▶ _Available data_:
★ ★ ★ ★ ★
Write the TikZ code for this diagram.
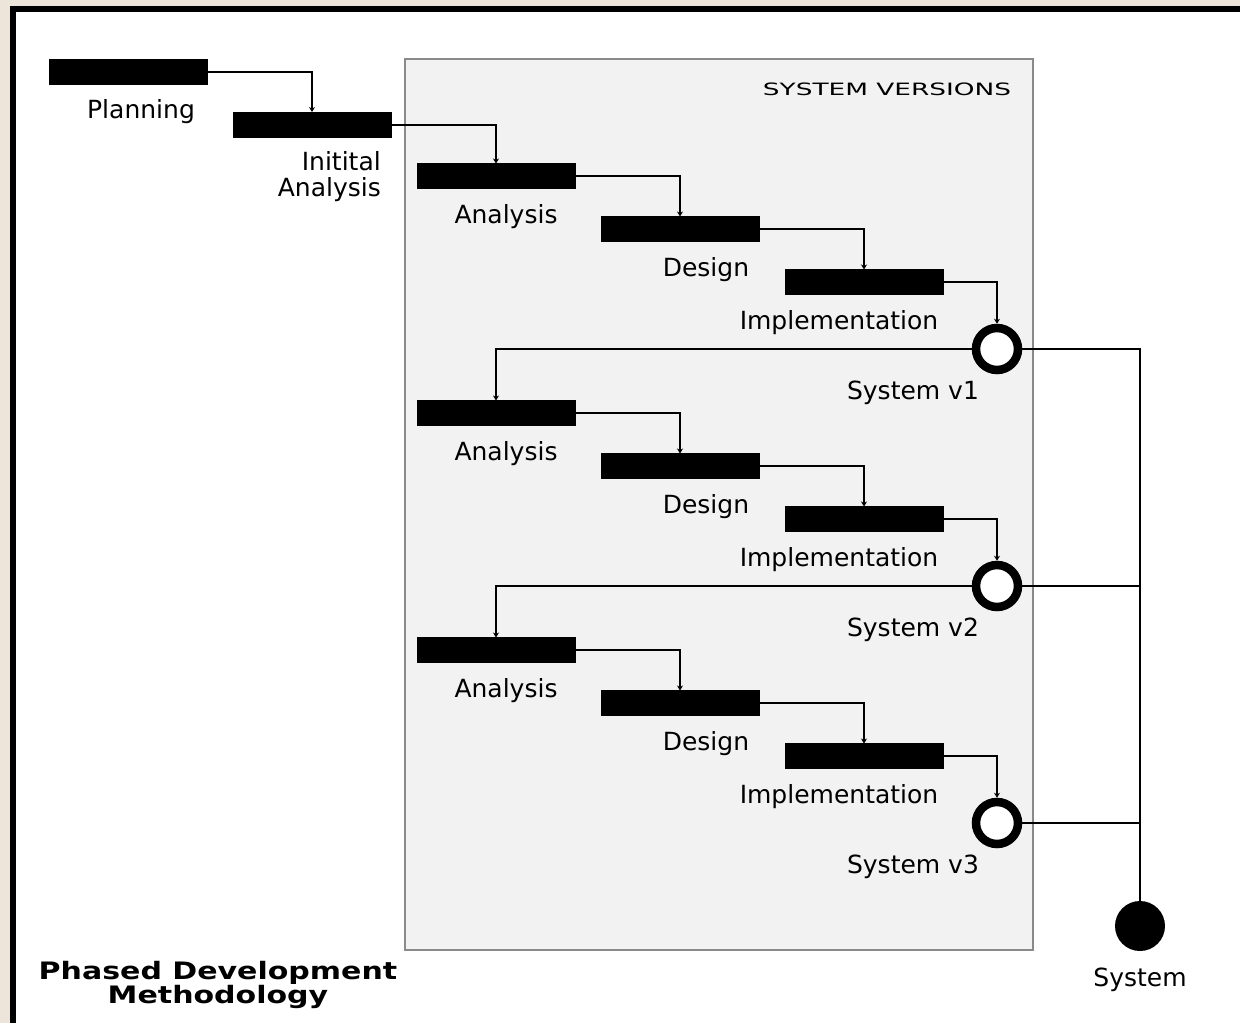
\documentclass[tikz,border=0pt]{standalone}
\usepackage{fontspec}
\setmainfont{DejaVu Sans}
\usetikzlibrary{arrows.meta}
\definecolor{beige}{HTML}{EDE4DA}
\definecolor{panel}{HTML}{F2F2F2}
\definecolor{panelline}{HTML}{8A8A8A}
\begin{document}
\begin{tikzpicture}[x=1pt,y=-1pt,
  bar/.style={draw=black,fill=black,minimum width=158pt,minimum height=25pt,inner sep=0pt,outer sep=0pt},
  ring/.style={circle,draw=black,line width=8.5pt,fill=white,minimum size=42pt,inner sep=0pt},
  dot/.style={circle,fill=black,minimum size=50pt,inner sep=0pt},
  lbl/.style={inner sep=0pt,font=\fontsize{25}{26}\selectfont},
  conn/.style={draw=black,line width=2pt,-{Stealth[length=5pt,width=6pt]}},
  plain/.style={draw=black,line width=2pt}]
\useasboundingbox (0,0) rectangle (1240,1023);
\clip (0,0) rectangle (1240,1023);
\fill[beige] (0,0) rectangle (1240,1023);
\draw[line width=6pt,fill=white] (13,9) rectangle (1270,1050);
% system versions panel
\draw[panelline,line width=2pt,fill=panel] (405,59) rectangle (1033,950);
\node[inner sep=0pt] (svtitle) at (887,89) {\scalebox{1.55}[1]{\fontsize{17}{18}\selectfont SYSTEM VERSIONS}};
% top bars
\node[bar] (plan) at (128,71.5) {};
\node[lbl] (planl) at (141,112) {Planning};
\node[bar] (init) at (312,124.5) {};
\node[lbl,align=right,anchor=east] (initl) at (381,177) {Initital\\Analysis};
\draw[conn] (plan.east) -| (init.north);
% groups
\foreach \g/\dy/\v in {1/0/1,2/237/2,3/474/3}{
  \node[bar] (an\g) at (496,176+\dy) {};
  \node[bar] (de\g) at (680,229+\dy) {};
  \node[bar] (im\g) at (864,282+\dy) {};
  \node[ring] (c\g) at (997,349+\dy) {};
  \node[lbl] (anl\g) at (506,217+\dy) {Analysis};
  \node[lbl] (del\g) at (706,270+\dy) {Design};
  \node[lbl] (iml\g) at (839,323+\dy) {Implementation};
  \node[lbl] (cl\g) at (913,393+\dy) {System v\v};
  \draw[conn] (an\g.east) -| (de\g.north);
  \draw[conn] (de\g.east) -| (im\g.north);
  \draw[conn] (im\g.east) -| (c\g.north);
}
\draw[conn] (init.east) -| (an1.north);
\draw[conn] (c1.west) -| (an2.north);
\draw[conn] (c2.west) -| (an3.north);
% final system
\node[dot] (sys) at (1140,926) {};
\node[lbl] (sysl) at (1140,980) {System};
\draw[plain] (c1.east) -| (sys.north);
\draw[plain] (c2.east) -- (c2.east -| sys.north);
\draw[plain] (c3.east) -- (c3.east -| sys.north);
% title
\node[inner sep=0pt,align=center] (title) at (218,985) {\scalebox{1.25}[1]{\fontsize{24}{26}\selectfont\bfseries Phased Development}\\\scalebox{1.25}[1]{\fontsize{24}{26}\selectfont\bfseries Methodology}};
\end{tikzpicture}
\end{document}
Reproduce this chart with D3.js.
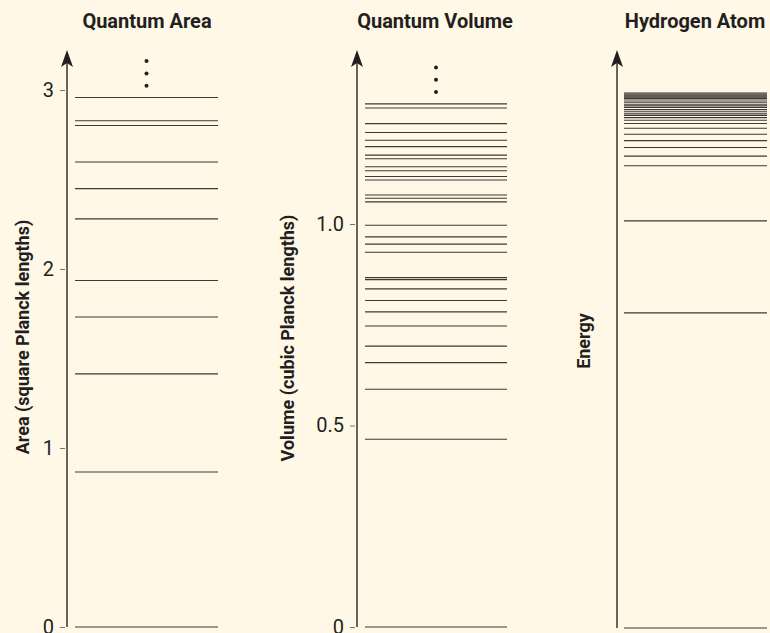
<!DOCTYPE html>
<html>
<head>
<meta charset="utf-8">
<script src="https://cdn.jsdelivr.net/npm/d3@7"></script>
<style>
  html, body { margin: 0; padding: 0; background: #fff8e6; }
  svg { display: block; }
  text { font-family: Roboto, "Noto Sans", "DejaVu Sans", sans-serif; fill: #231f20; }
</style>
</head>
<body>
<svg id="chart" width="770" height="633"></svg>
<script>
// ---- data ----
const panelTitles = ["Quantum Area", "Quantum Volume", "Hydrogen Atom"];
const axisLabels = ["Area (square Planck lengths)", "Volume (cubic Planck lengths)", "Energy"];

const areaLevels = [0, 0.866, 1.414, 1.732, 1.936, 2.280, 2.449, 2.598, 2.802, 2.828, 2.958];
const areaTicks = [0, 1, 2, 3];
const areaTickLabels = ["0", "1", "2", "3"];

const volumeLevels = [0, 0.466, 0.590, 0.656, 0.697, 0.747, 0.782, 0.810, 0.839, 0.862, 0.867,
  0.930, 0.950, 0.968, 0.997, 1.055, 1.064, 1.072, 1.109, 1.118, 1.132, 1.142, 1.162, 1.171,
  1.192, 1.208, 1.227, 1.249, 1.288, 1.298];
const volumeTicks = [0, 0.5, 1.0];
const volumeTickLabels = ["0", "0.5", "1.0"];

const hydrogenLevels = [0, 0.589, 0.761, 0.864, 0.882, 0.898, 0.911, 0.923, 0.934, 0.943, 0.949,
  0.954, 0.958, 0.961, 0.965, 0.969, 0.973, 0.976, 0.979, 0.983, 0.987, 0.990, 0.992, 0.994,
  0.996, 0.998, 1.0];

// ---- layout ----
const svg = d3.select("#chart");
const bg = "#fff8e6";
svg.append("rect").attr("width", 770).attr("height", 633).attr("fill", bg);

const panels = [
  { title: panelTitles[0], label: axisLabels[0], levels: areaLevels, domain: [0, 3], range: [627, 90],
    ticks: areaTicks, tickLabels: areaTickLabels, axisX: 67, x0: 75, x1: 218, titleX: 147,
    labelX: 23, labelY: 337, dots: true, axisBottom: 627 },
  { title: panelTitles[1], label: axisLabels[1], levels: volumeLevels, domain: [0, 1], range: [627, 224],
    ticks: volumeTicks, tickLabels: volumeTickLabels, axisX: 357, x0: 365, x1: 507, titleX: 435,
    labelX: 288, labelY: 338, dots: true, axisBottom: 627 },
  { title: panelTitles[2], label: axisLabels[2], levels: hydrogenLevels, domain: [0, 1], range: [628, 93],
    ticks: [], tickLabels: [], axisX: 617, x0: 624, x1: 767, titleX: 695,
    labelX: 584, labelY: 341, dots: false, axisBottom: 628 }
];

panels.forEach(p => {
  const y = d3.scaleLinear().domain(p.domain).range(p.range);
  const g = svg.append("g");

  // title
  g.append("text")
    .attr("x", p.titleX).attr("y", 28)
    .attr("text-anchor", "middle")
    .attr("font-size", 20).attr("font-weight", 700)
    .text(p.title);

  // axis label
  g.append("text")
    .attr("transform", `translate(${p.labelX},${p.labelY}) rotate(-90)`)
    .attr("text-anchor", "middle")
    .attr("dy", "0.35em")
    .attr("font-size", 18).attr("font-weight", 700)
    .text(p.label);

  // ticks via d3 axis
  if (p.ticks.length) {
    const axis = d3.axisLeft(y)
      .tickValues(p.ticks)
      .tickFormat((d, i) => p.tickLabels[i])
      .tickSize(5).tickPadding(6);
    const ag = g.append("g").attr("transform", `translate(${p.axisX - 2},0)`).call(axis);
    ag.select(".domain").remove();
    ag.selectAll(".tick line").attr("stroke", "#7a726a").attr("stroke-width", 1);
    ag.selectAll(".tick text")
      .attr("font-size", 20).attr("font-weight", 400)
      .attr("fill", "#231f20")
      .style("font-family", "Roboto, 'Noto Sans', sans-serif");
  }

  // axis line with arrow
  g.append("line")
    .attr("x1", p.axisX).attr("x2", p.axisX)
    .attr("y1", p.axisBottom).attr("y2", 60)
    .attr("stroke", "#6b635b").attr("stroke-width", 2);
  g.append("path")
    .attr("d", `M${p.axisX},50 L${p.axisX - 6},67 L${p.axisX},63 L${p.axisX + 6},67 Z`)
    .attr("fill", "#231f20");

  // levels
  g.selectAll("line.level")
    .data(p.levels)
    .join("line")
    .attr("class", "level")
    .attr("x1", p.x0).attr("x2", p.x1)
    .attr("y1", d => y(d)).attr("y2", d => y(d))
    .attr("stroke", "#3d3935").attr("stroke-width", 1.1);

  // ellipsis dots above the top level
  if (p.dots) {
    const top = y(d3.max(p.levels));
    const cx = (p.x0 + p.x1) / 2;
    g.selectAll("circle.dot")
      .data([1, 2, 3])
      .join("circle")
      .attr("class", "dot")
      .attr("cx", cx)
      .attr("cy", d => top - d * 12.3 + 0.5)
      .attr("r", 2)
      .attr("fill", "#231f20");
  }
});
</script>
</body>
</html>
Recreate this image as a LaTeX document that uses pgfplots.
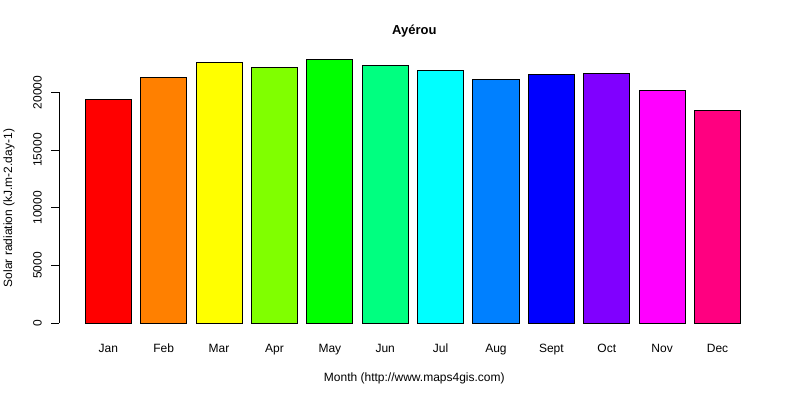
\documentclass[border=0pt]{standalone}
\usepackage{fontspec}
\setmainfont{Liberation Sans}
\usepackage{pgfplots}
\pgfplotsset{compat=1.18}

% R rainbow(12)
\definecolor{m1}{HTML}{FF0000}
\definecolor{m2}{HTML}{FF8000}
\definecolor{m3}{HTML}{FFFF00}
\definecolor{m4}{HTML}{80FF00}
\definecolor{m5}{HTML}{00FF00}
\definecolor{m6}{HTML}{00FF80}
\definecolor{m7}{HTML}{00FFFF}
\definecolor{m8}{HTML}{0080FF}
\definecolor{m9}{HTML}{0000FF}
\definecolor{m10}{HTML}{8000FF}
\definecolor{m11}{HTML}{FF00FF}
\definecolor{m12}{HTML}{FF0080}

\begin{document}
\begin{tikzpicture}[x=1pt,y=1pt]
\path[use as bounding box] (0,0) rectangle (800,400);
\begin{axis}[
    at={(59pt,77pt)}, anchor=south west,
    scale only axis,
    width=710.6pt, height=276.8pt,
    xmin=-0.89, xmax=11.94,
    ymin=0, ymax=24000,
    axis lines*=left,
    axis line style={draw=none},
    xtick={0,...,11},
    xticklabels={Jan,Feb,Mar,Apr,May,Jun,Jul,Aug,Sept,Oct,Nov,Dec},
    xtick style={draw=none},
    xticklabel style={anchor=base, yshift=-21.7pt},
    ytick={0,5000,10000,15000,20000},
    ytick style={black, line width=0.8pt},
    tick align=outside,
    major tick length=8pt,
    yticklabel style={rotate=90, anchor=center, yshift=13.5pt},
    scaled y ticks=false,
    /pgf/number format/1000 sep={},
    /pgf/number format/assume math mode=true,
    tick label style={font=\fontsize{12}{14}\selectfont},
    clip=false,
    mybar/.style={ybar, bar width=0.8333, bar shift=0pt, draw=black, line width=0.9pt},
]
\addplot[mybar, fill=m1]  coordinates {(0,19400)};
\addplot[mybar, fill=m2]  coordinates {(1,21310)};
\addplot[mybar, fill=m3]  coordinates {(2,22610)};
\addplot[mybar, fill=m4]  coordinates {(3,22200)};
\addplot[mybar, fill=m5]  coordinates {(4,22870)};
\addplot[mybar, fill=m6]  coordinates {(5,22290)};
\addplot[mybar, fill=m7]  coordinates {(6,21920)};
\addplot[mybar, fill=m8]  coordinates {(7,21140)};
\addplot[mybar, fill=m9]  coordinates {(8,21510)};
\addplot[mybar, fill=m10] coordinates {(9,21680)};
\addplot[mybar, fill=m11] coordinates {(10,20180)};
\addplot[mybar, fill=m12] coordinates {(11,18390)};
% y axis line spans only the tick range, as in R
\draw[line width=0.8pt] (rel axis cs:0,0) -- (rel axis cs:0,0.83333);
\end{axis}
\node[font=\fontsize{13}{15}\selectfont\bfseries] at (414.3,369) {Ayérou};
\node[font=\fontsize{12}{14}\selectfont] at (414.3,22) {Month (http://www.maps4gis.com)};
\node[font=\fontsize{12}{14}\selectfont, rotate=90] at (9,192) {Solar radiation (kJ.m-2.day-1)};
\end{tikzpicture}
\end{document}
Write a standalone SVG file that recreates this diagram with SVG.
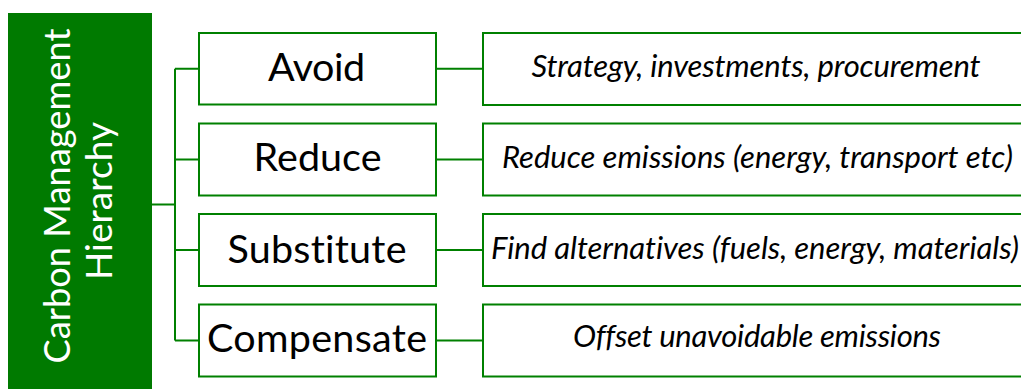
<svg xmlns="http://www.w3.org/2000/svg" width="1021" height="389" viewBox="0 0 1021 389">
<style>
.box{fill:#fff;stroke:#008000;stroke-width:2}
.conn{fill:none;stroke:#008000;stroke-width:2}
text{font-family:Lato,"Liberation Sans",sans-serif;font-variant-ligatures:none;text-anchor:middle}
.lbl{font-size:39.5px;fill:#000}
.desc{font-style:italic;font-size:31px;fill:#000}
.title{font-size:37px;fill:#fff}
</style>
<rect width="1021" height="389" fill="#fff"/>
<g id="connectors">
<path class="conn" d="M152 204.5H175M175 68.7V340.5M175 68.7H199M175 159.5H199M175 250H199M175 340.5H199"/>
<path class="conn" d="M436 68.7H483M436 159.5H483M436 250H483M436 340.5H483"/>
</g>
<g id="root">
<rect x="8" y="13" width="144" height="380" fill="#007A00"/>
<text class="title" transform="translate(70 196) rotate(-90)" textLength="335" lengthAdjust="spacingAndGlyphs">Carbon Management</text>
<text class="title" transform="translate(112 201) rotate(-90)" textLength="158" lengthAdjust="spacingAndGlyphs">Hierarchy</text>
</g>
<g id="avoid"><rect class="box" x="199" y="33" width="237" height="71.5"/><text class="lbl" x="316.5" y="81" textLength="97">Avoid</text></g>
<g id="reduce"><rect class="box" x="199" y="123.5" width="237" height="72"/><text class="lbl" x="317.5" y="170.5" textLength="128">Reduce</text></g>
<g id="substitute"><rect class="box" x="199" y="214" width="237" height="72"/><text class="lbl" x="317" y="262.5" textLength="179">Substitute</text></g>
<g id="compensate"><rect class="box" x="199" y="304.5" width="237" height="72"/><text class="lbl" x="317" y="352" textLength="220">Compensate</text></g>
<g id="avoid-desc"><rect class="box" x="483" y="33" width="560" height="72"/><text class="desc" x="756" y="77" textLength="449">Strategy, investments, procurement</text></g>
<g id="reduce-desc"><rect class="box" x="483" y="123.5" width="560" height="72"/><text class="desc" x="757.5" y="168" textLength="511">Reduce emissions (energy, transport etc)</text></g>
<g id="substitute-desc"><rect class="box" x="483" y="214" width="560" height="72"/><text class="desc" x="755" y="258.5" textLength="528">Find alternatives (fuels, energy, materials)</text></g>
<g id="compensate-desc"><rect class="box" x="483" y="304.5" width="560" height="72"/><text class="desc" x="757" y="347" textLength="368">Offset unavoidable emissions</text></g>
</svg>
★ ★ ★ ★ ★
▶ _Description of the task_: Check each line of the records above for the string "with", and report every line that has it.

▶ _Task solution_:
Reproduce this chart with D3.js.
  // axis line with arrow
Write a standalone SVG file that recreates this diagram with SVG.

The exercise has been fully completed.